I’d also recommend interacting with smaller groups or one-to-one interactions, as this is where introverts can truly shine and form deeper connections.
On the flip side, if you’re an extrovert, be conscious not to dominate the conversation, especially with those who are more reserved. Ask them questions and give them time to respond. Extroverts will be excitable and energetic, often breaking the ice and initiating conversations themselves; however, taking a step back can be very valuable.
Granting others the opportunity to approach you, share their own insights and practice their own relationship-building skills is just as important.
Identifying different personality types is critical. Undertaking this type of profiling at the beginning of the conversation helps lead to a more natural and constructive discussion rather than repeating a sales pitch that is not tailored to the individual.

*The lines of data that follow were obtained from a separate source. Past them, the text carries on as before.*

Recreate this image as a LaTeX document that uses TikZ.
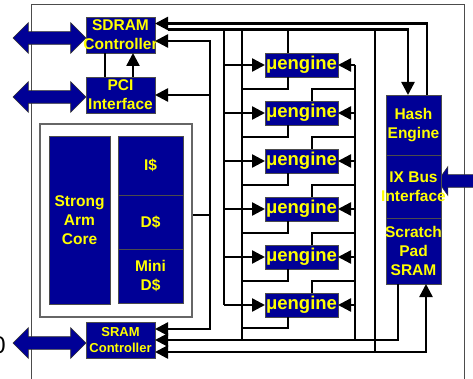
\documentclass[tikz,border=0pt]{standalone}
\usepackage{fontspec}
\setmainfont{Liberation Sans}
\usepackage{tikz}
\usetikzlibrary{shapes.arrows, arrows.meta, positioning}
\definecolor{ixpblue}{RGB}{0,0,150}
\definecolor{ixpyellow}{RGB}{255,255,0}
\newcommand{\squeeze}[1]{\makebox[0pt]{#1}}
\tikzstyle{block} = [rectangle, draw=gray!60!black, line width=0.8pt, fill=ixpblue, text=ixpyellow, font=\fontsize{15.5}{19}\selectfont\bfseries, align=center, inner sep=0pt, outer sep=0pt]
\tikzstyle{ctrl} = [block, minimum width=69pt, minimum height=36pt]
\tikzstyle{engine} = [block, minimum width=73pt, minimum height=24pt, font=\fontsize{18.5}{22}\selectfont\bfseries]
\tikzstyle{port} = [double arrow, draw=black!80, line width=0.6pt, fill=ixpblue, inner xsep=0pt, inner ysep=6pt, minimum height=73pt, double arrow head extend=9pt]
\tikzstyle{wire} = [line width=2.4pt, black]
\tikzstyle{arrow} = [wire, -{Triangle[length=13pt, width=13pt]}]
\tikzstyle{biarrow} = [wire, {Triangle[length=13pt, width=13pt]}-{Triangle[length=13pt, width=13pt]}]

\begin{document}
\begin{tikzpicture}[x=1pt, y=-1pt]
    \useasboundingbox (0,0) rectangle (473,379);
    % chip outline
    \draw [black!70, line width=1pt] (31,379) -- (31,5) -- (464,5) -- (464,379);

    % off-chip ports
    \node (dramport) [port] at (49.5,38) {};
    \node (pciport) [port] at (49.5,97) {};
    \node (sramport) [port] at (49.5,343) {};
    \node (ixport) [single arrow, shape border rotate=180, draw=black!80, line width=0.6pt, fill=ixpblue, inner xsep=0pt, inner ysep=6pt, minimum height=42pt, single arrow head extend=8pt, single arrow tip angle=110] at (461,181) {};
    \node (cut) [anchor=east, inner sep=0pt, font=\fontsize{24}{24}\selectfont] at (6,345) {0};

    % controllers
    \node (sdram) [ctrl] at (120.5,35) {SDRAM\\\squeeze{Controller}};
    \node (pci) [ctrl] at (120.5,95) {PCI\\\squeeze{Interface}};
    \node (sram) [ctrl, font=\fontsize{13}{16}\selectfont\bfseries] at (120.5,340) {SRAM\\\squeeze{Controller}};

    % strongarm core with caches
    \node (armbox) [rectangle, draw=gray!80!black, line width=1.5pt, fill=white, minimum width=152pt, minimum height=193pt] at (116,220.5) {};
    \node (core) [block, minimum width=61pt, minimum height=168pt] at (79.5,220) {Strong\\Arm\\Core};
    \node (icache) [block, minimum width=65pt, minimum height=59pt] at (150.5,165.5) {I\$};
    \node (dcache) [block, minimum width=65pt, minimum height=54pt, below=0pt of icache] {D\$};
    \node (minicache) [block, minimum width=65pt, minimum height=54pt, below=0pt of dcache] {Mini\\D\$};

    % microengines
    \node (ue1) [engine] at (301.5,65) {μengine};
    \node (ue2) [engine, below=24pt of ue1] {μengine};
    \node (ue3) [engine, below=24pt of ue2] {μengine};
    \node (ue4) [engine, below=24pt of ue3] {μengine};
    \node (ue5) [engine, below=24pt of ue4] {μengine};
    \node (ue6) [engine, below=24pt of ue5] {μengine};

    % hash / ix bus / scratch column
    \node (hash) [block, minimum width=55pt, minimum height=60pt] at (413.5,125) {Hash\\Engine};
    \node (ixbus) [block, minimum width=55pt, minimum height=63pt, below=0pt of hash] {IX Bus\\\squeeze{Interface}};
    \node (scratch) [block, minimum width=55pt, minimum height=66pt, below=0pt of ixbus] {\squeeze{Scratch}\\Pad\\SRAM};

    % bus rails
    \coordinate (railarm) at (210,41);
    \coordinate (armlow) at (210,329);
    \coordinate (armtap) at (210,215);
    \coordinate (railin) at (224,29.5);
    \coordinate (railout) at (242,29.5);
    \coordinate (railback) at (355,65);
    \coordinate (railpad) at (375,29.5);
    \coordinate (dramjoin) at (168,29.5);
    \coordinate (hashin) at (408,29.5);
    \coordinate (hashout) at (427,23.5);
    \coordinate (padout) at (398,340);
    \coordinate (padin) at (426,352);
    \coordinate (pcilink) at (105,0);
    \coordinate (pciup) at (133,0);
    \coordinate (uetap) at (288,0);
    \coordinate (uefeed) at (312,0);

    \draw [arrow] (hash.north -| hashout) -- (hashout) -- (sdram.east |- hashout);
    \draw [arrow] (dramjoin) -- (hashin) -- (hash.north -| hashin);
    \draw [biarrow] (sdram.east |- railarm) -- (railarm) -- (armlow) -- (sram.east |- armlow);
    \draw [arrow] (railarm |- pci.east) -- (pci.east);
    \draw [wire] (armbox.east |- armtap) -- (armtap);
    \draw [wire] (pci.north -| pcilink) -- (sdram.south -| pcilink);
    \draw [arrow] (pci.north -| pciup) -- (sdram.south -| pciup);
    \draw [wire] (railin) -- (railin |- ue6.west);
    \draw [wire] (railout) -- (railout |- padout);
    \draw [wire] (railback) -- (railback |- padout);
    \draw [wire] (railpad) -- (railpad |- padin);
    \draw [arrow] (scratch.south -| padout) -- (padout) -- (sram.east |- padout);
    \draw [biarrow] (sram.east |- padin) -- (padin) -- (scratch.south -| padin);

    % microengine taps
    \draw [wire] (ue1.north -| uetap) -- (uetap |- railin);
    \draw [arrow] (railin |- ue1.west) -- (ue1.west);
    \draw [arrow] (railback |- ue1.east) -- (ue1.east);
    \draw [wire] (ue1.south -| uetap) |- ([yshift=-12pt]ue1.south -| railout);
    \draw [wire] (ue2.north -| uefeed) |- ([yshift=12pt]ue2.north -| railback);
    \draw [arrow] (railin |- ue2.west) -- (ue2.west);
    \draw [arrow] (railback |- ue2.east) -- (ue2.east);
    \draw [wire] (ue2.south -| uetap) |- ([yshift=-12pt]ue2.south -| railout);
    \draw [wire] (ue3.north -| uefeed) |- ([yshift=12pt]ue3.north -| railback);
    \draw [arrow] (railin |- ue3.west) -- (ue3.west);
    \draw [arrow] (railback |- ue3.east) -- (ue3.east);
    \draw [wire] (ue3.south -| uetap) |- ([yshift=-12pt]ue3.south -| railout);
    \draw [wire] (ue4.north -| uefeed) |- ([yshift=12pt]ue4.north -| railback);
    \draw [arrow] (railin |- ue4.west) -- (ue4.west);
    \draw [arrow] (railback |- ue4.east) -- (ue4.east);
    \draw [wire] (ue4.south -| uetap) |- ([yshift=-12pt]ue4.south -| railout);
    \draw [wire] (ue5.north -| uefeed) |- ([yshift=12pt]ue5.north -| railback);
    \draw [arrow] (railin |- ue5.west) -- (ue5.west);
    \draw [arrow] (railback |- ue5.east) -- (ue5.east);
    \draw [wire] (ue5.south -| uetap) |- ([yshift=-12pt]ue5.south -| railout);
    \draw [wire] (ue6.north -| uefeed) |- ([yshift=12pt]ue6.north -| railback);
    \draw [arrow] (railin |- ue6.west) -- (ue6.west);
    \draw [arrow] (railback |- ue6.east) -- (ue6.east);
    \draw [wire] (ue6.south -| uetap) |- ([yshift=-11pt]ue6.south -| railout);
\end{tikzpicture}
\end{document}
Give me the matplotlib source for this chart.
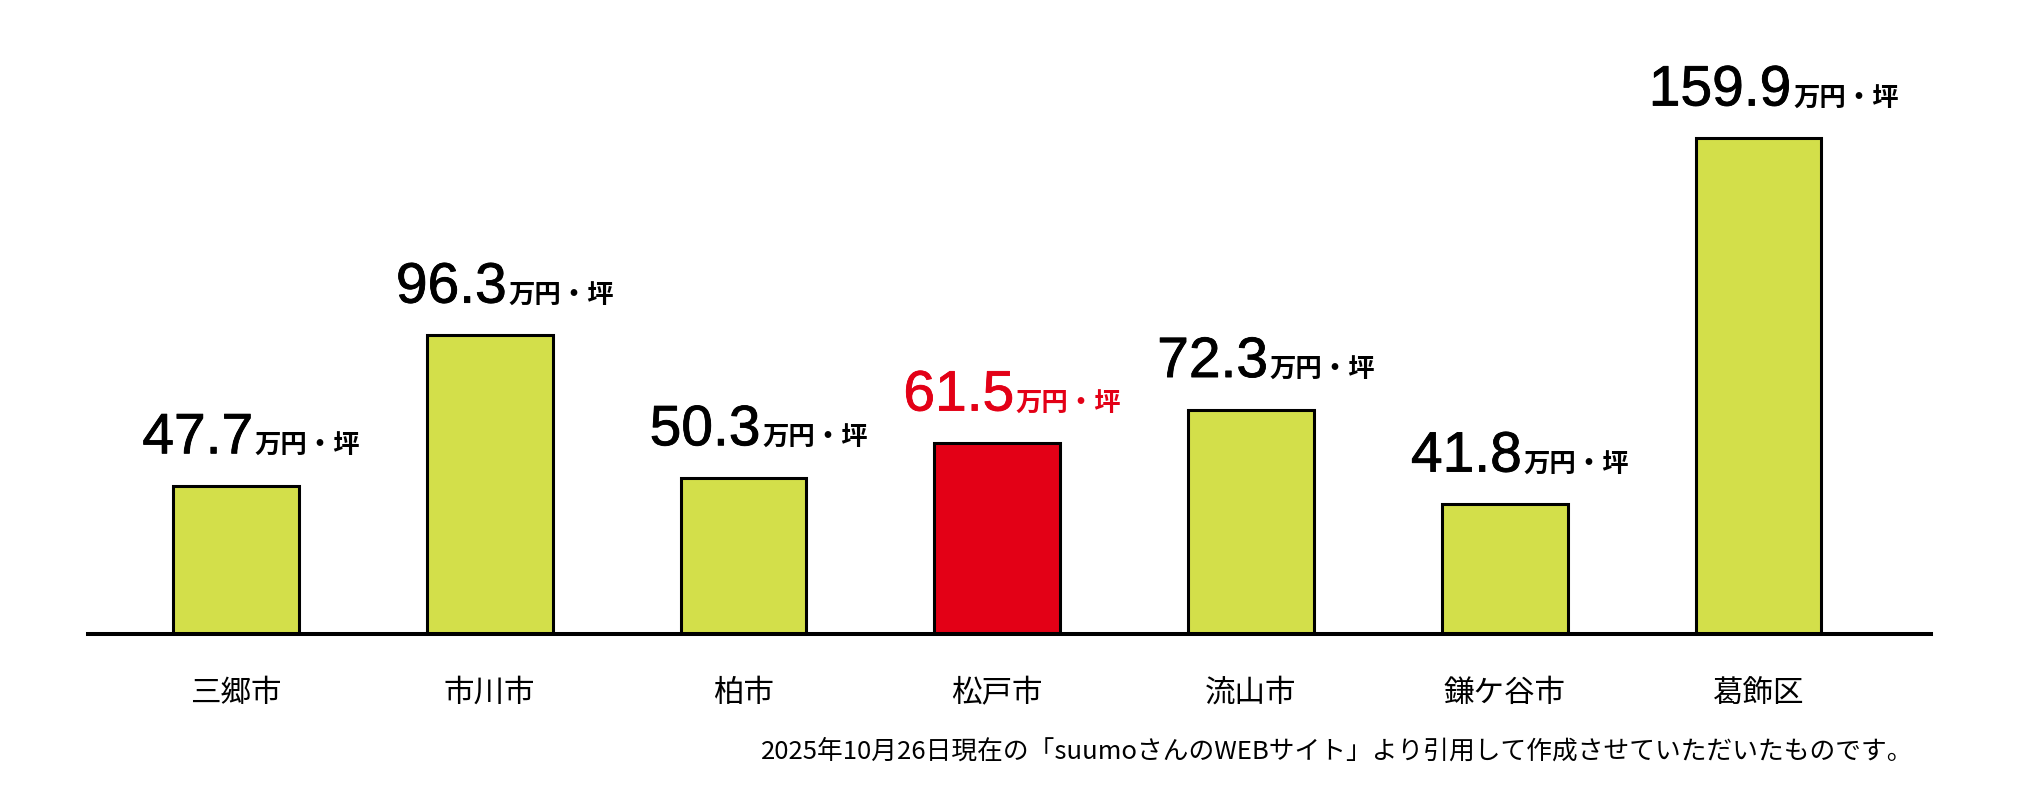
import matplotlib
matplotlib.use('Agg')
import matplotlib.pyplot as plt
import matplotlib.patheffects as pe
from matplotlib.offsetbox import TextArea, HPacker, AnnotationBbox

# dati (万円/坪)
cities = ['三郷市', '市川市', '柏市', '松戸市', '流山市', '鎌ケ谷市', '葛飾区']
prices = [47.7, 96.3, 50.3, 61.5, 72.3, 41.8, 159.9]
unit = '万円・坪'
highlight = '松戸市'
note = '2025年10月26日現在の「suumoさんのWEBサイト」より引用して作成させていただいたものです。'

green = '#D3DF4A'
red = '#E30016'
jp = ['Noto Sans CJK JP', 'DejaVu Sans']

fig = plt.figure(figsize=(20.23, 8.04), dpi=100)
ax = fig.add_axes([88 / 2023, 169 / 804, 1843 / 2023, 635 / 804])

colors = [red if c == highlight else green for c in cities]
x = list(range(len(cities)))
ax.bar(x, prices, width=0.496, color=colors, edgecolor='black', linewidth=2.2, zorder=2)

ax.set_xlim(-0.583, 6.68)
ax.set_ylim(0, 635 / 3.1)

for s in ['top', 'left', 'right']:
    ax.spines[s].set_visible(False)
ax.spines['bottom'].set_linewidth(2.9)
ax.spines['bottom'].set_zorder(3)
ax.set_yticks([])
ax.set_xticks(x)
ax.set_xticklabels(cities, family=jp, fontsize=22)
ax.tick_params(axis='x', length=0, pad=31)

# etichette dei valori: numero grande + unità piccola
for i, (c, v) in enumerate(zip(cities, prices)):
    col = red if c == highlight else 'black'
    num = TextArea(f'{v:.1f}', textprops=dict(
        fontsize=41, family='Liberation Sans', color=col,
        path_effects=[pe.withStroke(linewidth=0.6, foreground=col)]))
    unt = TextArea(unit, textprops=dict(fontsize=19, family=jp, weight='bold', color=col))
    pack = HPacker(children=[num, unt], align='baseline', pad=0, sep=1)
    ab = AnnotationBbox(pack, (i, v), xybox=(11, 15), xycoords='data',
                        boxcoords='offset points', box_alignment=(0.5, 0),
                        frameon=False, pad=0)
    ax.add_artist(ab)

fig.text(1913 / 2023, 1 - 752 / 804, note, ha='right', va='center',
         fontsize=18.5, family=jp)

fig.savefig('out.png', dpi=100, facecolor='white')
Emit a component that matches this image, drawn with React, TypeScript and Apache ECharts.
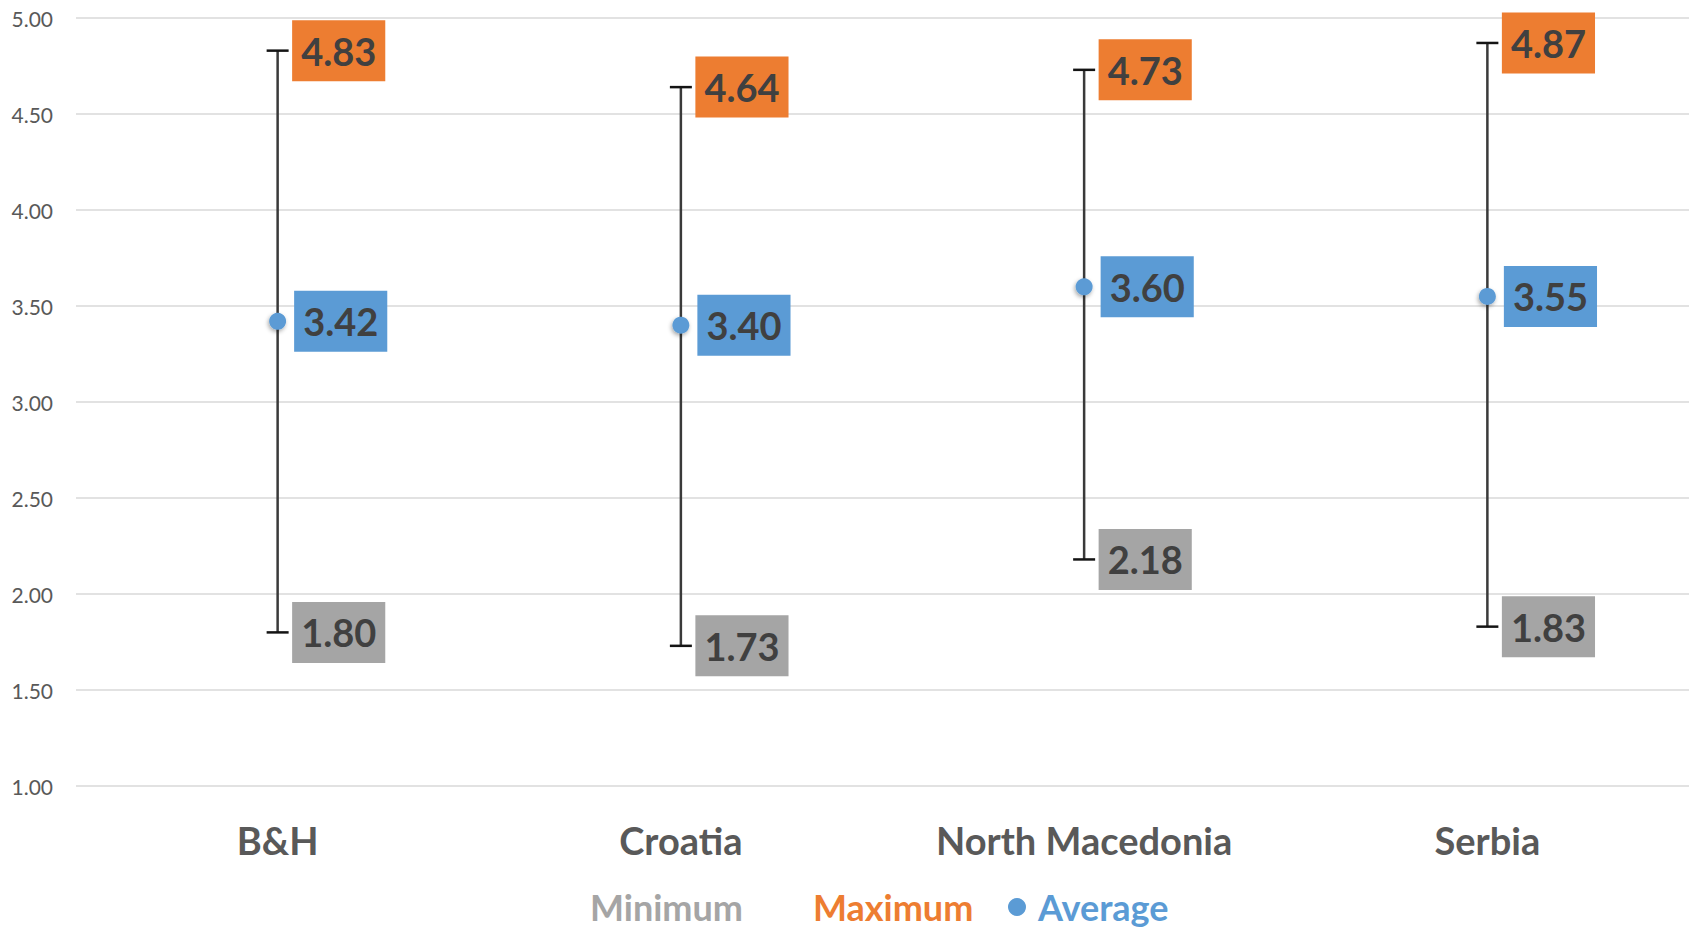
import React, { useEffect, useRef } from "react";
import * as echarts from "echarts";

// Survey score ranges by country
const countries = ["B&H", "Croatia", "North Macedonia", "Serbia"];
const minimumScores = [1.8, 1.73, 2.18, 1.83];
const maximumScores = [4.83, 4.64, 4.73, 4.87];
const averageScores = [3.42, 3.4, 3.6, 3.55];

const GRAY = "#A5A5A5";
const ORANGE = "#ED7D31";
const BLUE = "#5B9BD5";
const LABEL_TEXT = "#404040";
const FONT = "Lato, 'Noto Sans', sans-serif";

const valueLabel = (bg: string, distance: number) => ({
  show: true,
  position: "right" as const,
  distance,
  formatter: (p: any) => Number(p.value).toFixed(2),
  backgroundColor: bg,
  color: LABEL_TEXT,
  fontFamily: FONT,
  fontWeight: "bold" as const,
  fontSize: 38,
  lineHeight: 44,
  padding: [9, 9, 8, 9],
});

const legendBase = {
  top: 889,
  padding: 0,
  itemWidth: 32,
  itemHeight: 18,
  itemGap: 40,
  textStyle: { fontFamily: FONT, fontWeight: "bold", fontSize: 36, lineHeight: 36 },
};

export default function App() {
  const ref = useRef<HTMLDivElement>(null);

  useEffect(() => {
    if (!ref.current) return;
    const chart = echarts.init(ref.current, undefined, { renderer: "svg" });

    const rangeData = countries.map((_, i) => [i, minimumScores[i], maximumScores[i]]);

    chart.setOption({
      animation: false,
      backgroundColor: "#FFFFFF",
      grid: { left: 76, right: 5, top: 18, bottom: 145 },
      legend: [
        {
          ...legendBase,
          left: 560,
          data: [
            { name: "Minimum", textStyle: { color: GRAY } },
            { name: "Maximum", textStyle: { color: ORANGE } },
          ],
        },
        {
          ...legendBase,
          left: 1008,
          data: [{ name: "Average", icon: "circle", textStyle: { color: BLUE } }],
        },
      ],
      xAxis: {
        type: "category",
        data: countries,
        boundaryGap: true,
        axisLine: { show: false },
        axisTick: { show: false },
        axisLabel: {
          margin: 35,
          color: "#595959",
          fontFamily: FONT,
          fontWeight: "bold",
          fontSize: 38,
        },
      },
      yAxis: {
        type: "value",
        min: 1,
        max: 5,
        interval: 0.5,
        axisLine: { show: false },
        axisTick: { show: false },
        axisLabel: {
          margin: 23,
          color: "#595959",
          fontFamily: FONT,
          fontSize: 21,
          formatter: (v: number) => v.toFixed(2),
        },
        splitLine: { lineStyle: { color: "#D9D9D9", width: 1.5 } },
      },
      series: [
        {
          name: "Range",
          type: "custom",
          data: rangeData,
          encode: { x: 0, y: [1, 2] },
          z: 1,
          renderItem: (_params: any, api: any) => {
            const idx = api.value(0);
            const lo = api.coord([idx, api.value(1)]);
            const hi = api.coord([idx, api.value(2)]);
            const half = 11;
            return {
              type: "group",
              children: [
                {
                  type: "line",
                  shape: { x1: lo[0], y1: lo[1], x2: hi[0], y2: hi[1] },
                  style: { stroke: "#3A3A3A", lineWidth: 2.5 },
                },
                {
                  type: "line",
                  shape: { x1: hi[0] - half, y1: hi[1], x2: hi[0] + half, y2: hi[1] },
                  style: { stroke: "#141414", lineWidth: 2.5 },
                },
                {
                  type: "line",
                  shape: { x1: lo[0] - half, y1: lo[1], x2: lo[0] + half, y2: lo[1] },
                  style: { stroke: "#141414", lineWidth: 2.5 },
                },
              ],
            };
          },
        },
        {
          name: "Minimum",
          type: "scatter",
          data: minimumScores,
          symbolSize: 1,
          itemStyle: { color: "rgba(0,0,0,0)", opacity: 1 },
          label: valueLabel(GRAY, 14),
          z: 3,
        },
        {
          name: "Maximum",
          type: "scatter",
          data: maximumScores,
          symbolSize: 1,
          itemStyle: { color: "rgba(0,0,0,0)", opacity: 1 },
          label: valueLabel(ORANGE, 14),
          z: 3,
        },
        {
          name: "Average",
          type: "scatter",
          data: averageScores,
          symbol: "circle",
          symbolSize: 17,
          itemStyle: {
            color: BLUE,
            opacity: 1,
            shadowBlur: 4,
            shadowColor: "rgba(0,0,0,0.35)",
            shadowOffsetX: -1,
            shadowOffsetY: 2,
          },
          label: valueLabel(BLUE, 8),
          z: 4,
        },
      ],
    });

    return () => chart.dispose();
  }, []);

  return (
    <div
      ref={ref}
      style={{ position: "fixed", left: 0, top: 0, width: 1694, height: 931 }}
    />
  );
}
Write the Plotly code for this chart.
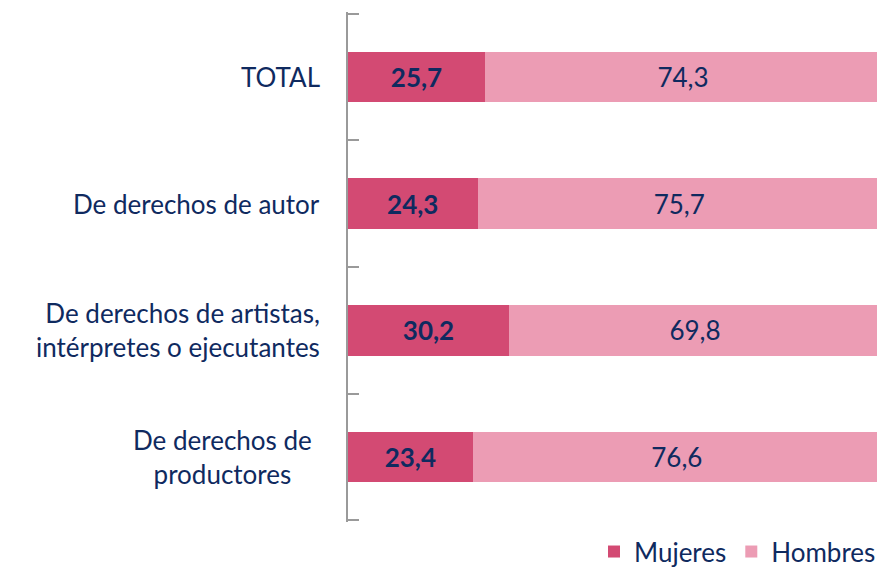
import plotly.graph_objects as go

categorias = ["TOTAL", "De derechos de autor",
              "De derechos de artistas,<br>intérpretes o ejecutantes",
              "De derechos de<br>productores"]
mujeres = [25.7, 24.3, 30.2, 23.4]
hombres = [74.3, 75.7, 69.8, 76.6]

navy = "#0f2a5f"
fuente = "Lato"
pos = list(range(len(categorias)))


def fmt(v):
    return f"{v:.1f}".replace(".", ",")


fig = go.Figure()
fig.add_trace(go.Bar(
    y=pos, x=mujeres, orientation="h", name="Mujeres",
    marker=dict(color="#d34a73", line=dict(width=0)),
    text=["<b>" + fmt(v) + "</b>" for v in mujeres],
    textposition="inside", insidetextanchor="middle",
    textfont=dict(color=navy, size=26, family=fuente),
))
fig.add_trace(go.Bar(
    y=pos, x=hombres, orientation="h", name="Hombres",
    marker=dict(color="#ec9cb4", line=dict(width=0)),
    text=[fmt(v) for v in hombres],
    textposition="inside", insidetextanchor="middle",
    textfont=dict(color=navy, size=26, family=fuente),
))

# category labels left of the axis
for i, c in enumerate(categorias):
    last = i == len(categorias) - 1
    fig.add_annotation(
        x=0, xref="paper", y=i, yref="y", text=c, showarrow=False,
        xanchor="right", align="center" if last else "right",
        xshift=-34 if last else -26,
        font=dict(color=navy, size=26, family=fuente),
    )

# page body has an 8px margin, so the figure is sized 8px smaller
fig.update_layout(
    width=877, height=563,
    barmode="stack", bargap=0.6,
    plot_bgcolor="white", paper_bgcolor="white",
    margin=dict(l=340, r=4, t=4, b=49, autoexpand=False),
    font=dict(family=fuente, color=navy, size=26),
    uniformtext=dict(mode="show", minsize=10),
    showlegend=True,
    legend=dict(orientation="h", x=1, xanchor="right", y=-0.012, yanchor="top",
                font=dict(size=26, color=navy, family=fuente),
                itemwidth=30, traceorder="normal"),
    xaxis=dict(range=[0, 100], visible=False, fixedrange=True),
    yaxis=dict(range=[3.515, -0.515], showticklabels=False,
               tickmode="array", tickvals=[-0.5, 0.5, 1.5, 2.5, 3.5],
               showline=True, linecolor="#9a9a9a", linewidth=2,
               ticks="inside", ticklen=11,
               tickcolor="#9a9a9a", tickwidth=2, showgrid=False, zeroline=False),
)

fig.write_html("out.html")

Pro Tip: Use the first two minutes to learn more about the person/group you’re speaking with. Keep asking questions and stay curious!
The long game
I have seen in the past instances where networking is only considered successful if an immediate lead is generated. This is the wrong approach.
Building a network of partners is a long-term tactic that takes many hours and plenty of dedication. Remember that only some connections will lead to immediate benefits, but consistent effort will yield long-term results. Undertaking the hard-sell approach will rarely deliver. Instead, what really makes for effective networking is authenticity.
Pro Tip: Focus on being present. Hand out your business card at the very end of the conversation, and follow up with your contact within 48 hours to continue to nurture the relationship.
Shared interests: The key to long-lasting connections
I always encourage my colleagues to focus on forming connections based on shared interests, values, and goals. When attending in-person events, the conversations will naturally move away from business topics to a host of topics, from politics to the economy and hobbies. This is where physical events have so much more to offer than online events.
You can build genuine connections with people who learn more about who you are. This is incredibly important when it comes to relationship building.
Consistency is also important. After an event, I advise regularly touching base with your network, whether through occasional emails, social media interactions, or attending industry events. Show that you value the relationship beyond just transactional moments and always follow up with a tailored approach that reflects the conversation you had. Sending a blanket message goes against authenticity.
Pro tip: When following up, draw on one poignant part of your conversation or news that may be of interest based on your discussions.
Ultimately, in-person networking can deliver significant results if approached correctly. It is fantastic to see a return to physical events, with the coming months offering plenty of opportunities for people to expand their networks and unlock the door to exciting new ventures.
Reflect on your commonalities, plan ahead and play to your strengths – that’s my secret to effective networking!
Boris is the head of affiliates at Alpha Affiliates.